特定原子力施設・評価検討会の第47回会合を傍聴しました

去る10月19日(水)、特定原子力施設・評価検討会の第47回会合が開催され、傍聴しました。

この監視・評価検討会は、原子力事故を起こした施設(特定原子力施設)を対象に、安全を確保する適切な措置を取るよう指導・監督する目的で原子力規制委員会の中に設けられました。なお現在のところ「特定原子力施設」に指定されているのは福島第一原発のみです。
福島第一原発の廃炉事業の中心は言うまでもなく燃料デブリと使用済み燃料の取り出しです。しかし対象となっている1号機、2号機、3号機はいずれも高線量のため作業は思うように進んでいません。しかも東京電力は、この間、本来の廃炉作業とは直接関係のない問題への対応に追われてきました。地下水と汚染水の問題です。
ここ何回かの会議ではっきりしたのが、この地下水・汚染水問題をめぐる原子力規制庁と東京電力の間の立場の違いです。
前回の私のレポート(10月5日)でも報告したように、東京電力は地下水対策を次の3つに整理しています。
1.汚染源を取り除く
2.汚染水に水を近づけない
3.汚染水を漏らさない
2014年の春以降、東京電力が資源エネルギー庁の後押しを受けてもっとも力を入れてきたのが、凍土遮水壁の建設によって2と3を実現することでした。
これに対して規制委員会は、とりわけ今年の6月頃から、上記1の「汚染水を取り除く」方策を強調するようになってきていました。また、「汚染水に水を近づけない」ための方策としてはサブドレンの活用(原子炉建屋の山側に掘った井戸(サブドレン)から地下水を汲み上げる)を重視しています。

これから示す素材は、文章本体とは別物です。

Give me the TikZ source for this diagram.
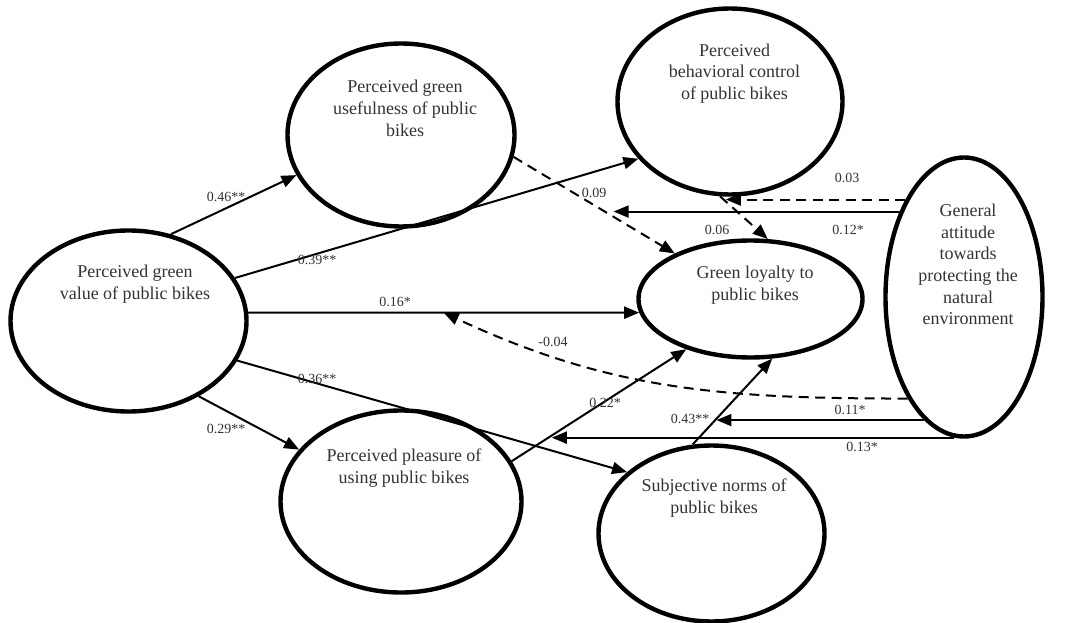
\documentclass[tikz,border=0pt]{standalone}
\usepackage{fontspec}
\setmainfont{Liberation Serif}
\usetikzlibrary{shapes.geometric,arrows.meta}

\begin{document}
\begin{tikzpicture}
  [x=1pt,y=-1pt,every node/.style={text=black!80},
   lv/.style={draw,ellipse,line width=4.4pt,inner sep=0pt},
   txt/.style={align=center,font=\fontsize{18}{21.7}\selectfont},
   lbl/.style={font=\fontsize{14}{16}\selectfont,inner sep=1pt},
   eff/.style={line width=2pt,-{Triangle[length=15pt,width=12pt]}},
   deff/.style={eff,dash pattern=on 10pt off 6.5pt}]
  \useasboundingbox (0,0) rectangle (1065,623);

  \node[lv,minimum width=236pt,minimum height=181pt] (pgv) at (128.5,321) {};
  \node[lv,minimum width=227pt,minimum height=183pt] (pgu) at (401,135) {};
  \node[lv,minimum width=225pt,minimum height=186pt] (pbc) at (730,101.5) {};
  \node[lv,minimum width=224pt,minimum height=117pt] (gl) at (750.5,299) {};
  \node[lv,minimum width=157pt,minimum height=279pt] (ga) at (964,297) {};
  \node[lv,minimum width=241pt,minimum height=182pt] (pp) at (401,501.5) {};
  \node[lv,minimum width=226pt,minimum height=176pt] (sn) at (711.5,533.5) {};

  \node[txt] (pgv-t) at (135,284) {Perceived green\\value of public bikes};
  \node[txt] (pgu-t) at (405,108.5) {Perceived green\\usefulness of public\\bikes};
  \node[txt] (pbc-t) at (734.5,73.5) {Perceived\\behavioral control\\of public bikes};
  \node[txt] (gl-t) at (755,285.5) {Green loyalty to\\public bikes};
  \node[txt] (ga-t) at (968,264.5) {General\\attitude\\towards\\protecting the\\natural\\environment};
  \node[txt] (pp-t) at (404,468) {Perceived pleasure of\\using public bikes};
  \node[txt] (sn-t) at (714,498) {Subjective norms of\\public bikes};

  \foreach \from/\to in {pgv.64/pgu.201,pgv.22/pbc.212,pgv.340/sn.144,pgv.313/pp.153}
    \draw[eff] (\from) -- (\to);

  \draw[eff] (pgv.4) -- coordinate[pos=.5] (c1) (gl.187);
  \draw[deff] (pgu.349) -- coordinate[pos=.62] (c2) (gl.149);
  \draw[deff] (pbc.264) -- coordinate[pos=.12] (c3) (gl.74);
  \draw[eff] (pp.20) -- coordinate[pos=.23] (c4) (gl.218);
  \draw[eff] (sn.102) -- coordinate[pos=.3] (c5) (gl.290);

  % moderating paths from the attitude
  \draw[deff] (ga.121) -- (ga.121 -| c3);
  \draw[eff] (ga.127) -- (ga.127 -| c2);
  \draw[deff] (ga.241) to[out=180,in=-25] (c1);
  \draw[eff] (ga.252) -- (ga.252 -| c5);
  \draw[eff] (ga.266) -- (ga.266 -| c4);

  \foreach \x/\y/\t [count=\i] in {226/197/0.46**,317/260/0.39**,395/302/0.16*,
      317/379/0.36**,226/429/0.29**,594/193/0.09,717/230/0.06,847/178/0.03,
      848/230/0.12*,553/342/-0.04,850/410/0.11*,862/447/0.13*,605/403/0.22*,
      690/419/0.43**}
    \node[lbl] (w\i) at (\x,\y) {\t};

\end{tikzpicture}
\end{document}
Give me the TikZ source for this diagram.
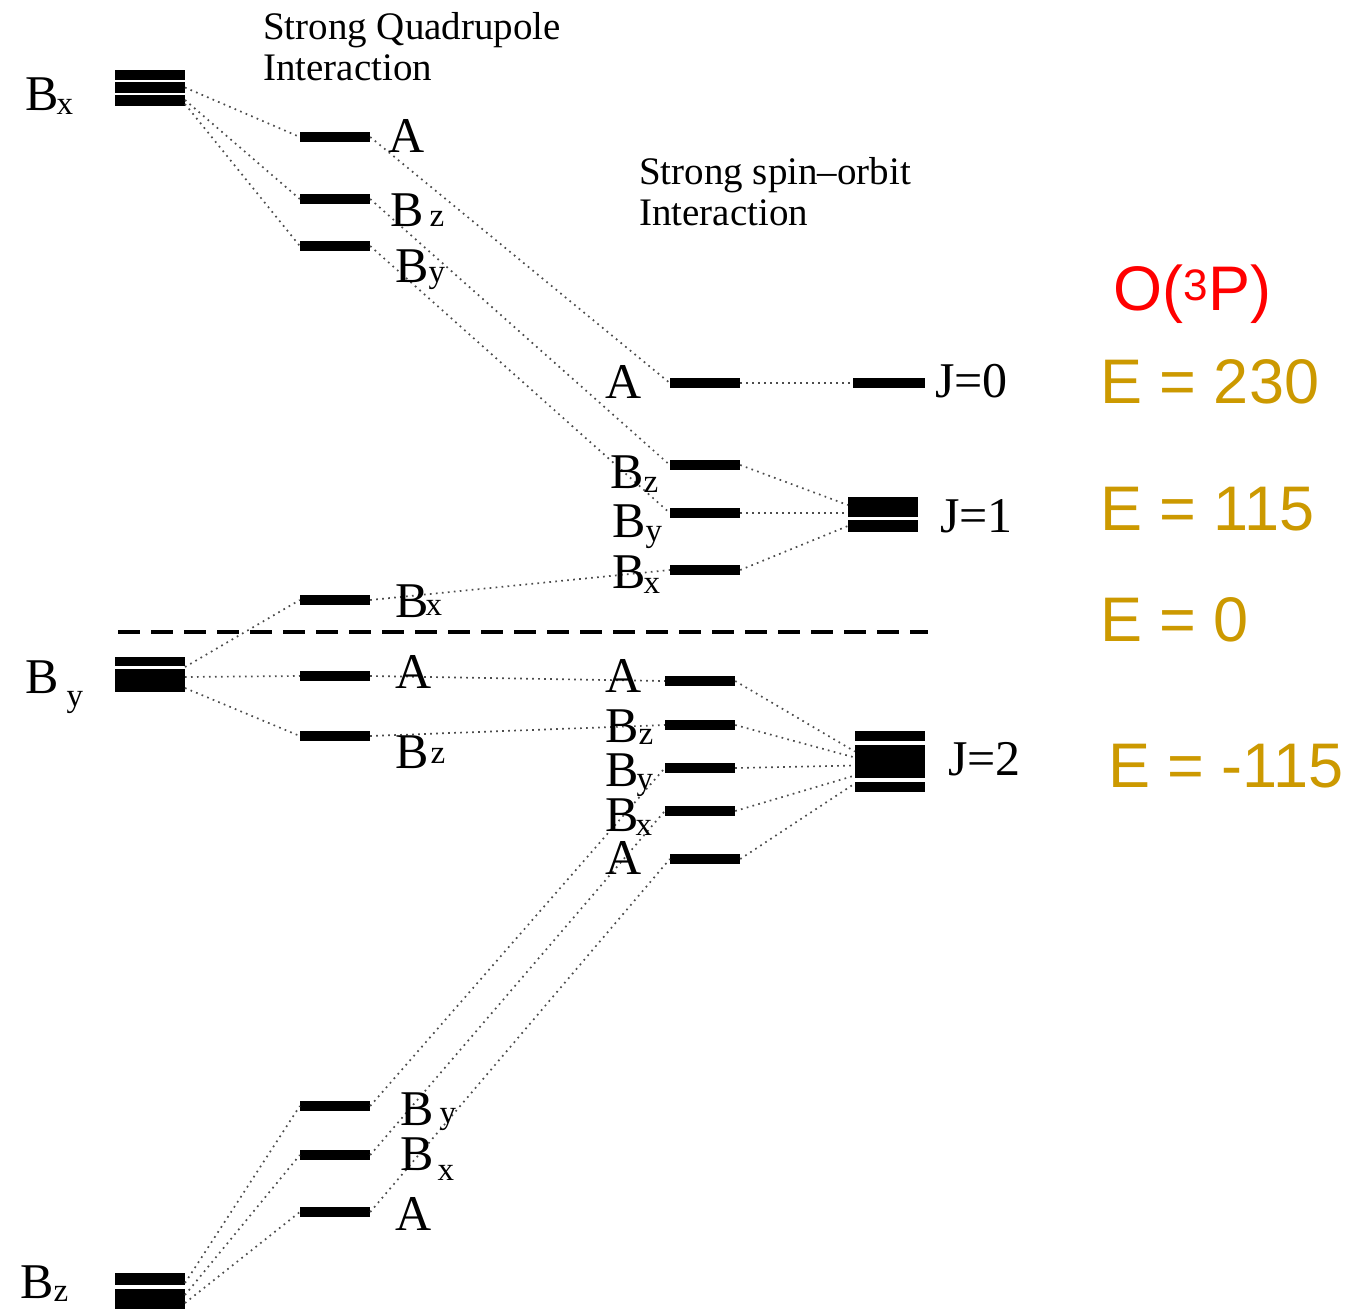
\documentclass[tikz,border=0pt]{standalone}
\usepackage{fontspec}
\setmainfont{Liberation Serif}
\newfontfamily\arialf{Liberation Sans}
\newcommand\lblsize{\fontsize{50}{55}\selectfont}
\newcommand\sbx[2]{{\fontsize{33}{33}\selectfont\raisebox{#1}{#2}}}
\definecolor{goldtxt}{RGB}{204,153,0}
\begin{document}
\begin{tikzpicture}[x=1pt,y=-1pt,
  bar/.style={rectangle,fill=black,inner sep=0pt,minimum width=70pt,minimum height=10pt},
  conn/.style={line width=1.7pt,black!70,dash pattern=on 1.7pt off 4.3pt},
  lbl/.style={inner sep=0pt,anchor=base west,font=\lblsize},
  ttl/.style={inner sep=0pt,anchor=north west,align=left,font=\fontsize{39}{41}\selectfont},
  en/.style={inner sep=0pt,anchor=base west,font=\arialf\fontsize{63}{63}\selectfont,text=goldtxt}]
\fill[white] (0,0) rectangle (1351,1309);
\useasboundingbox (0,0) rectangle (1351,1309);

% titles
\node[ttl] (t1) at (263,12) {Strong Quadrupole\\Interaction};
\node[ttl] (t2) at (639,157) {Strong spin--orbit\\Interaction};

% connector end points on the left stacks
\coordinate (bxbE) at (185,87.5);
\coordinate (bxcE) at (185,100);
\coordinate (bycE) at (185,104);
\coordinate (by1E) at (185,667);
\coordinate (by2E) at (185,677);
\coordinate (by3E) at (185,688);
\coordinate (bz1E) at (185,1283);
\coordinate (bz2E) at (185,1295);
\coordinate (bz3E) at (185,1303);

% left stacks
\node[bar,minimum height=10pt] (bxa) at (150,75) {};
\node[bar,minimum height=11pt] (bxb) at (150,87.5) {};
\node[bar,minimum height=11pt] (bxc) at (150,100.5) {};
\node[bar,minimum height=9pt] (bya) at (150,661.5) {};
\node[bar,minimum height=23pt] (byb) at (150,680.5) {};
\node[bar,minimum height=12pt] (bza) at (150,1279) {};
\node[bar,minimum height=20pt] (bzb) at (150,1299) {};

% quadrupole column
\node[bar] (qA1) at (335,137) {};
\node[bar] (qBz1) at (335,199) {};
\node[bar] (qBy1) at (335,246) {};
\node[bar] (qBx2) at (335,600) {};
\node[bar] (qA2) at (335,676) {};
\node[bar] (qBz2) at (335,736) {};
\node[bar] (qBy3) at (335,1106) {};
\node[bar] (qBx3) at (335,1155) {};
\node[bar] (qA3) at (335,1212) {};

% spin-orbit column
\node[bar] (mA1) at (705,383) {};
\node[bar] (mBz1) at (705,465) {};
\node[bar] (mBy1) at (705,513) {};
\node[bar] (mBx1) at (705,570) {};
\node[bar] (mA2) at (700,681) {};
\node[bar] (mBz2) at (700,725) {};
\node[bar] (mBy2) at (700,768) {};
\node[bar] (mBx2) at (700,811) {};
\node[bar] (mA3) at (705,859) {};

% J levels
\node[bar,minimum width=72pt] (J0) at (889,383) {};
\node[bar,minimum height=20pt] (J1a) at (883,507) {};
\node[bar,minimum height=12pt] (J1b) at (883,526) {};
\node[bar] (J2a) at (890,736) {};
\node[bar,minimum height=33pt] (J2b) at (890,761.5) {};
\node[bar] (J2c) at (890,787) {};

% dashed zero line
\coordinate (dl) at (118,632);
\coordinate (dr) at (928,632);
\draw[line width=4pt,dash pattern=on 22pt off 11pt] (dl) -- (dr);

% connectors
\draw[conn] (bxbE) -- (qA1.west);
\draw[conn] (bxcE) -- (qBz1.west);
\draw[conn] (bycE) -- (qBy1.west);
\draw[conn] (qA1.east) -- (mA1.west);
\draw[conn] (qBz1.east) -- (mBz1.west);
\draw[conn] (qBy1.east) -- (mBy1.west);
\draw[conn] (by1E) -- (qBx2.west);
\draw[conn] (by2E) -- (qA2.west);
\draw[conn] (by3E) -- (qBz2.west);
\draw[conn] (qBx2.east) -- (mBx1.west);
\draw[conn] (qA2.east) -- (mA2.west);
\draw[conn] (qBz2.east) -- (mBz2.west);
\draw[conn] (bz1E) -- (qBy3.west);
\draw[conn] (bz2E) -- (qBx3.west);
\draw[conn] (bz3E) -- (qA3.west);
\draw[conn] (qBy3.east) -- (mBy2.west);
\draw[conn] (qBx3.east) -- (mBx2.west);
\draw[conn] (qA3.east) -- (mA3.west);
\draw[conn] (mA1.east) -- (J0.west);
\draw[conn] (mBz1.east) -- ([yshift=2pt]J1a.west);
\draw[conn] (mBy1.east) -- ([yshift=-6pt]J1a.west);
\draw[conn] (mBx1.east) -- (J1b.west);
\draw[conn] (mA2.east) -- ([yshift=10pt]J2b.west);
\draw[conn] (mBz2.east) -- ([yshift=4pt]J2b.west);
\draw[conn] (mBy2.east) -- ([yshift=-4pt]J2b.west);
\draw[conn] (mBx2.east) -- ([yshift=-14pt]J2b.west);
\draw[conn] (mA3.east) -- ([yshift=-22pt]J2b.west);

% labels
\node[lbl] (lBx) at (25,110) {B\kern-2pt\sbx{-4pt}{x}};
\node[lbl] (lBy) at (25,693) {B\kern8pt\sbx{-13pt}{y}};
\node[lbl] (lBz) at (20,1298) {B\sbx{-3pt}{z}};

\node[lbl] (tA1) at (388,152) {A};
\node[lbl] (tBz1) at (390,226) {B\kern6pt\sbx{0pt}{z}};
\node[lbl] (tBy1) at (395,282) {B\sbx{0pt}{y}};
\node[lbl] (tBx2) at (395,617) {B\kern-3pt\sbx{2pt}{x}};
\node[lbl] (tA2) at (395,688) {A};
\node[lbl] (tBz2) at (395,768) {B\kern2pt\sbx{5pt}{z}};
\node[lbl] (tBy3) at (400,1125) {B\kern6pt\sbx{2pt}{y}};
\node[lbl] (tBx3) at (400,1170) {B\kern4pt\sbx{-10pt}{x}};
\node[lbl] (tA3) at (395,1230) {A};

\node[lbl] (sA1) at (605,398) {A};
\node[lbl] (sBz1) at (610,488) {B\sbx{-4pt}{z}};
\node[lbl] (sBy1) at (612,537) {B\sbx{-4pt}{y}};
\node[lbl] (sBx1) at (612,588) {B\kern-2pt\sbx{-5pt}{x}};
\node[lbl] (sA2) at (605,692) {A};
\node[lbl] (sBz2) at (605,742) {B\sbx{-2pt}{z}};
\node[lbl] (sBy2) at (605,786) {B\kern-2pt\sbx{-3pt}{y}};
\node[lbl] (sBx2) at (605,831) {B\kern-3pt\sbx{-4pt}{x}};
\node[lbl] (sA3) at (605,874) {A};

\node[lbl] (lJ0) at (935,397) {J=0};
\node[lbl] (lJ1) at (940,532) {J=1};
\node[lbl] (lJ2) at (948,775) {J=2};

% energies
\node[en,text=red] (O3P) at (1113,310) {O(\textsuperscript{3}P)};
\node[en] (E230) at (1100,403) {E = 230};
\node[en] (E115) at (1100,530) {E = 115};
\node[en] (E0) at (1100,641) {E = 0};
\node[en] (Em115) at (1108,787) {E = -115};
\end{tikzpicture}
\end{document}
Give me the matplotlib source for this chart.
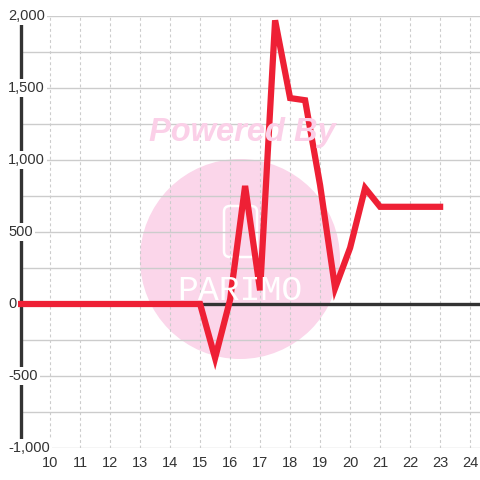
import matplotlib
matplotlib.use('Agg')
import matplotlib.pyplot as plt
import matplotlib.transforms as mtransforms
from matplotlib.patches import Circle, FancyBboxPatch

plt.rcParams['font.family'] = ['Liberation Sans', 'DejaVu Sans']

# data
x_vals = [9.0, 9.5, 10.0, 10.5, 11.0, 11.5, 12.0, 12.5, 13.0, 13.5, 14.0, 14.5,
          15.0, 15.5, 16.0, 16.5, 17.0, 17.5, 18.0, 18.5, 19.0, 19.5, 20.0,
          20.5, 21.0, 21.5, 22.0, 22.5, 23.0]
y_vals = [0, 0, 0, 0, 0, 0, 0, 0, 0, 0, 0, 0,
          0, -375, 30, 820, 95, 1970, 1430, 1415, 825, 110, 390,
          805, 675, 675, 675, 675, 675]
x_ticks = list(range(10, 25))
y_ticks = [-1000, -500, 0, 500, 1000, 1500, 2000]
y_labels = ["-1,000", "-500", "0", "500", "1,000", "1,500", "2,000"]

LINE_RED = "#ee2035"
TEXT = "#333333"
GRID = "#cccccc"

fig = plt.figure(figsize=(4.8, 4.8), dpi=100)
fig.patch.set_facecolor("white")
ax = fig.add_axes([21 / 480, 32 / 480, 459 / 480, 432 / 480])
ax.set_facecolor("white")

ax.set_xlim(9.03, 24.33)
ax.set_ylim(-1000, 2000)

# watermark
ax.add_patch(Circle((0.5, 1 - 259 / 480), 100 / 480, transform=fig.transFigure,
                    facecolor="#fbd6ea", edgecolor="none", zorder=0.1))
ax.add_patch(FancyBboxPatch((224 / 480, 1 - 257 / 480), 33 / 480, 51 / 480,
                            boxstyle="round,pad=0,rounding_size=0.012",
                            transform=fig.transFigure, facecolor="none",
                            edgecolor="white", linewidth=1.8, zorder=0.2))
fig.text(240 / 480, 1 - 291 / 480, "PARIMO", family="Liberation Mono",
         fontsize=25, color="white", ha="center", va="center", zorder=0.2)
fig.text(242 / 480, 1 - 133 / 480, "Powered By", fontsize=23.5, fontweight="bold",
         fontstyle="italic", color="#fbd0e8", ha="center", va="center", zorder=0.2)

# grid
ax.set_axisbelow(True)
ax.set_xticks(x_ticks)
ax.set_yticks(range(-1000, 2001, 250))
ax.yaxis.grid(True, color=GRID, linewidth=1.0, linestyle="-")
ax.xaxis.grid(True, color=GRID, linewidth=0.8, linestyle=(0, (2.6, 2.4)))
ax.tick_params(axis="both", length=0)
ax.tick_params(axis="x", labelsize=10.5, labelcolor=TEXT, pad=6)
ax.set_yticklabels([])

for s in ["top", "right", "bottom"]:
    ax.spines[s].set_visible(False)
ax.spines["left"].set_color(TEXT)
ax.spines["left"].set_linewidth(2.4)

# y labels drawn over the spine with white boxes
trans = mtransforms.blended_transform_factory(ax.transAxes, ax.transData)
for v, lab in zip(y_ticks, y_labels):
    ax.text(-13 / 459, v, lab, transform=trans, ha="left", va="center",
            fontsize=10.5, color=TEXT, clip_on=False, zorder=4,
            bbox=dict(facecolor="white", edgecolor="none", pad=1.5))

ax.axhline(0, color=TEXT, linewidth=2.4, zorder=2)
ax.plot(x_vals, y_vals, color=LINE_RED, linewidth=4.5, solid_joinstyle="miter",
        zorder=3, clip_on=False)

fig.savefig("out.png", dpi=100, facecolor="white")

こうした背景を押さえておくと、この日の会議で以下のような議題が立てられたのかも理解できると思います。
この日の議題は以下の通りでした。
1.建屋滞留水における放射性物質量低減
2.1〜3号機原子炉注水量の低減
3.陸側遮水壁の一部閉合
4.その他(「増設処理装置の増設工程検討」、「サブドレン他強化対策」)
この日の議論でいちばん時間がかけられたのは、議題1「建屋滞留水における放射性物質量低減」です。
この議題は前回からの続きです。
前回のレポート(2016年10月5日)で述べたように、規制委員会は、現在の福島第一原発で最大のリスクとなっているのは原子炉建屋とタービン建屋に滞留している高濃度の汚染水であり、この滞留水を除去してタンクに溜めることが望ましいとしてきました。前回の会議では、建屋内滞留水に含まれる放射性物質の80%は建屋復水器の内部に残留している汚染水に含まれていることが示され、この復水器内の貯留水の除去計画を東京電力が提示しました。今回、東京電力は、復水器貯留水の抜き取り・移送・浄化の方法についてより具体的な計画を提示しました。
「議題4.その他」は議題1と関連しています。原子炉建屋・タービン建屋に滞留している高濃度の汚染水を抜き取って浄化するためには現在の処理装置では足りず、新たに増設しなければなりません。東京電力は設置工程を15ヵ月にしたいと提案しましたが、規制委側は期間を短縮するように求めました。また規制委が重視しているサブドレン関連の強化対策についても、東京電力が提示したスケジュールが消極的であるとして、「これ以上早くはできませんというぎりぎりの計画を出して欲しい」と注文がつきました。
他方、議題の「3.陸側遮水壁の一部閉合」は東京電力の意向によるものだと言えます。これは現在7箇所ある未凍結箇所のうち2個所を閉合したいというもので、若干のやりとりがあった後、「2個所ほどを閉じても水位が大きく変わることはなかろう」と承認されました。ただし更田規制委員会委員から、規制としてはサブドレンの活用をメインだと考えており、サブドレンだけでやっていけるような方策を採って欲しいと注文がつきました。さらに更田委員からは、規制委員会は「陸側遮水壁についてはほとんど関心がない」といった発言まで飛び出しました。
「議題2.1〜3号機原子炉注水量の低減」については、「妥当である」としてあっさり認められました。これは燃料デブリを冷却するための注水量を各号機で4.5㎥/hから3㎥に減らすことで汚染水の増大を抑制しようとするものです。燃料デブリの温度はかなり下がっており、注水量を減らしても温度が大きく上がることはないであろうとの判断に基づいています。
なお、この日の会合については、技術者のT. M. 氏からもレポートが出される予定です。